(a) Field of the Invention
The present invention relates to a method and apparatus for controlling inter-beam interference, and more particularly, to a method and apparatus for controlling inter-beam interference to mitigate interference between adjacent beams in a stationary multi-beam-based mobile communication system.
(b) Description of the Related Art
Driven by the growth of the IoT (Internet of Things), the rapid spread of smart devices, and the advent of immersive UHD (Ultra High Definition) service, mobile traffic is increasing at a rapid pace and is expected to be more than 1000 times the current rate by 2020. In order to transfer and process this increasing mobile communication traffic, there is a need for 5G mobile communication systems to use new frequency bands that provide wider bandwidth. In the light of this, the industry is looking at the use of 30 to 300 GHz millimeter wave bands.
The millimeter wave bands have a wider range of coverage and make continuous allocation of radio resources easier, compared to bands below 3 GHz used in traditional mobile communication networks, which can lead to an increase in the capacity of communication systems. However, millimeter waves propagate in straight lines and cause high propagation loss. To overcome these problems, beamforming techniques on massive antenna arrays are used in millimeter wave-based mobile communication systems.
Beamforming techniques can be divided into fixed beamforming and adaptive beamforming. Fixed beamforming is preferred because of its comparatively low hardware complexity and low operating overhead. Each beam generated by fixed beamforming constitutes a small beam region in which frequency resources are re-used, thus greatly enhancing transmission efficiency of terminals through space-division multiple access.
With space-division multiple access techniques based on conventional fixed beamforming, however, beams overlap to prevent coverage holes, and all beams are constantly emitted.
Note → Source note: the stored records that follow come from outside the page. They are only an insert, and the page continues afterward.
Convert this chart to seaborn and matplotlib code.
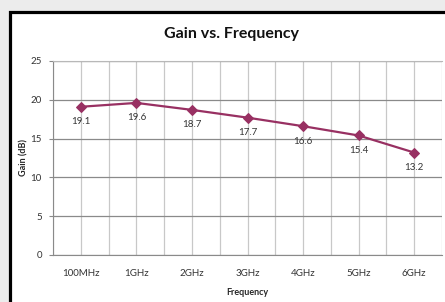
import numpy as np
import pandas as pd
import matplotlib
matplotlib.use('Agg')
import matplotlib.pyplot as plt
from matplotlib.patches import Rectangle
import seaborn as sns

# 数据
freq_labels = ['100MHz', '1GHz', '2GHz', '3GHz', '4GHz', '5GHz', '6GHz']
gain_db = [19.1, 19.6, 18.7, 17.7, 16.6, 15.4, 13.2]
y_ticks = [0, 5, 10, 15, 20, 25]

df = pd.DataFrame({'pos': np.arange(len(freq_labels)), 'gain': gain_db})

sns.set_style('white')
plt.rcParams['font.family'] = ['Lato', 'DejaVu Sans']

line_color = '#983062'

fig = plt.figure(figsize=(4.45, 3.02), dpi=100, facecolor='#ececec')
# 外框
fig.patches.append(Rectangle((9.5 / 445, -0.1), 1.2, 1 - 12 / 302 + 0.1,
                             transform=fig.transFigure, facecolor='white',
                             edgecolor='black', linewidth=2.3, zorder=-10))

ax = fig.add_axes([53 / 445, 1 - 255 / 302, (442 - 53) / 445, (255 - 61) / 302])
ax.set_facecolor('white')

sns.lineplot(data=df, x='pos', y='gain', marker='D', markersize=5,
             markeredgecolor=line_color, color=line_color, linewidth=1.6, ax=ax)

for x, y in zip(df['pos'], df['gain']):
    ax.annotate(f'{y:.1f}', (x, y), xytext=(0, -7.5), textcoords='offset points',
                ha='center', va='top', fontsize=7, color='#333333')

ax.set_xlim(-0.5, len(freq_labels) - 0.5)
ax.set_ylim(0, 25)
ax.set_yticks(y_ticks)
ax.set_xticks(df['pos'])
ax.set_xticklabels(freq_labels)
ax.set_xticks(np.arange(-0.5, len(freq_labels), 1.0), minor=True)

ax.tick_params(axis='y', which='major', length=3, color='#8a8a8a', labelsize=7,
               pad=5, labelcolor='#333333', left=True)
ax.tick_params(axis='x', which='both', length=0, labelsize=7, pad=10,
               labelcolor='#333333')

ax.yaxis.grid(True, which='major', color='#8a8a8a', linewidth=0.9)
ax.xaxis.grid(True, which='major', color='#c8c8c8', linewidth=0.9)
ax.xaxis.grid(True, which='minor', color='#c8c8c8', linewidth=0.9)
ax.set_axisbelow(True)

ax.spines['right'].set_visible(False)
ax.spines['left'].set_color('#8a8a8a')
ax.spines['bottom'].set_color('#8a8a8a')
ax.spines['top'].set_visible(True)
ax.spines['top'].set_color('#b8b8b8')

ax.set_xlabel('Frequency', fontsize=6.5, fontweight='bold', labelpad=7)
ax.set_ylabel('Gain (dB)', fontsize=6.5, fontweight='bold')
ax.yaxis.set_label_coords((28 - 53) / 389, 0.5)

fig.text(232 / 445, 1 - 34 / 302, 'Gain vs. Frequency', ha='center', va='center',
         fontsize=11.5, fontweight='bold', color='#111111')

fig.savefig('out.png', dpi=100, facecolor=fig.get_facecolor())
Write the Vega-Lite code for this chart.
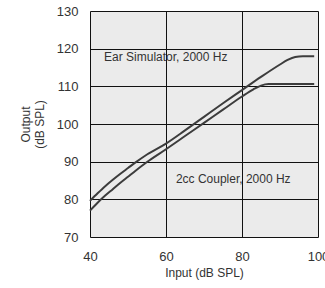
{
  "$schema": "https://vega.github.io/schema/vega-lite/v6.json",
  "width": 228,
  "height": 226,
  "autosize": {"type": "none"},
  "padding": {"left": 90, "top": 11, "right": 7, "bottom": 51},
  "background": "white",
  "config": {
    "view": {"fill": "#ebebeb", "stroke": null},
    "font": "Liberation Sans",
    "axis": {
      "grid": true,
      "gridColor": "#111111",
      "gridWidth": 1,
      "gridOpacity": 1,
      "domain": false,
      "ticks": false,
      "labelOverlap": false,
      "labelFlush": false,
      "labelFont": "Liberation Sans",
      "labelFontSize": 13,
      "labelColor": "#333333",
      "titleFont": "Liberation Sans",
      "titleFontSize": 12,
      "titleFontWeight": "normal",
      "titleColor": "#333333"
    }
  },
  "datasets": {
    "curves": [
      {"series": "Ear Simulator", "input": 40, "output": 79.6},
      {"series": "Ear Simulator", "input": 42, "output": 81.6},
      {"series": "Ear Simulator", "input": 44, "output": 83.5},
      {"series": "Ear Simulator", "input": 46, "output": 85.2},
      {"series": "Ear Simulator", "input": 48, "output": 86.8},
      {"series": "Ear Simulator", "input": 50, "output": 88.3},
      {"series": "Ear Simulator", "input": 52, "output": 89.8},
      {"series": "Ear Simulator", "input": 55, "output": 91.9},
      {"series": "Ear Simulator", "input": 60, "output": 94.8},
      {"series": "Ear Simulator", "input": 65, "output": 98.3},
      {"series": "Ear Simulator", "input": 70, "output": 101.9},
      {"series": "Ear Simulator", "input": 75, "output": 105.5},
      {"series": "Ear Simulator", "input": 80, "output": 109.0},
      {"series": "Ear Simulator", "input": 85, "output": 112.5},
      {"series": "Ear Simulator", "input": 90, "output": 115.8},
      {"series": "Ear Simulator", "input": 92, "output": 117.0},
      {"series": "Ear Simulator", "input": 94, "output": 117.8},
      {"series": "Ear Simulator", "input": 96, "output": 118.0},
      {"series": "Ear Simulator", "input": 99, "output": 118.0},
      {"series": "2cc Coupler", "input": 40, "output": 77.0},
      {"series": "2cc Coupler", "input": 42, "output": 79.1},
      {"series": "2cc Coupler", "input": 44, "output": 81.0},
      {"series": "2cc Coupler", "input": 46, "output": 82.7},
      {"series": "2cc Coupler", "input": 48, "output": 84.4},
      {"series": "2cc Coupler", "input": 50, "output": 86.0},
      {"series": "2cc Coupler", "input": 52, "output": 87.6},
      {"series": "2cc Coupler", "input": 55, "output": 89.9},
      {"series": "2cc Coupler", "input": 60, "output": 93.3},
      {"series": "2cc Coupler", "input": 65, "output": 96.8},
      {"series": "2cc Coupler", "input": 70, "output": 100.3},
      {"series": "2cc Coupler", "input": 75, "output": 103.8},
      {"series": "2cc Coupler", "input": 80, "output": 107.3},
      {"series": "2cc Coupler", "input": 83, "output": 109.2},
      {"series": "2cc Coupler", "input": 85, "output": 110.2},
      {"series": "2cc Coupler", "input": 87, "output": 110.6},
      {"series": "2cc Coupler", "input": 99, "output": 110.6}
    ],
    "labels": [
      {"input": 43.7, "output": 117.8, "text": "Ear Simulator, 2000 Hz"},
      {"input": 62.6, "output": 85.4, "text": "2cc Coupler, 2000 Hz"}
    ]
  },
  "encoding": {
    "x": {
      "field": "input", "type": "quantitative",
      "scale": {"domain": [40, 100], "nice": false, "zero": false},
      "axis": {"values": [40, 60, 80, 100], "title": "Input (dB SPL)", "labelPadding": 13, "titlePadding": 4}
    },
    "y": {
      "field": "output", "type": "quantitative",
      "scale": {"domain": [70, 130], "nice": false, "zero": false},
      "axis": {"values": [70, 80, 90, 100, 110, 120, 130], "title": ["Output", "(dB SPL)"], "labelPadding": 12, "titlePadding": 10}
    }
  },
  "layer": [
    {
      "data": {"name": "curves"},
      "mark": {"type": "line", "strokeWidth": 2, "color": "#3c3c3c", "interpolate": "monotone"},
      "encoding": {
        "detail": {"field": "series"}
      }
    },
    {
      "data": {"name": "labels"},
      "mark": {"type": "text", "align": "left", "baseline": "middle", "fontSize": 12, "color": "#333333", "font": "Liberation Sans"},
      "encoding": {
        "text": {"field": "text"}
      }
    }
  ]
}
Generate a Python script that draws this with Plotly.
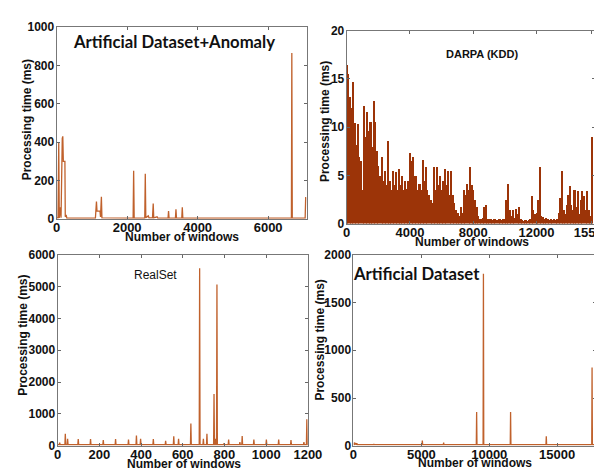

Due to this, terminals in beam overlapping areas are highly affected by inter-beam interference, and have poor signal-to-interference-plus-noise ratio (SINR) performance. Thus, it is difficult to expect an increase in service capacity.
The above information disclosed in this Background section is only for enhancement of understanding of the background of the invention and therefore it may contain information that does not form the prior art that is already known in this country to a person of ordinary skill in the art.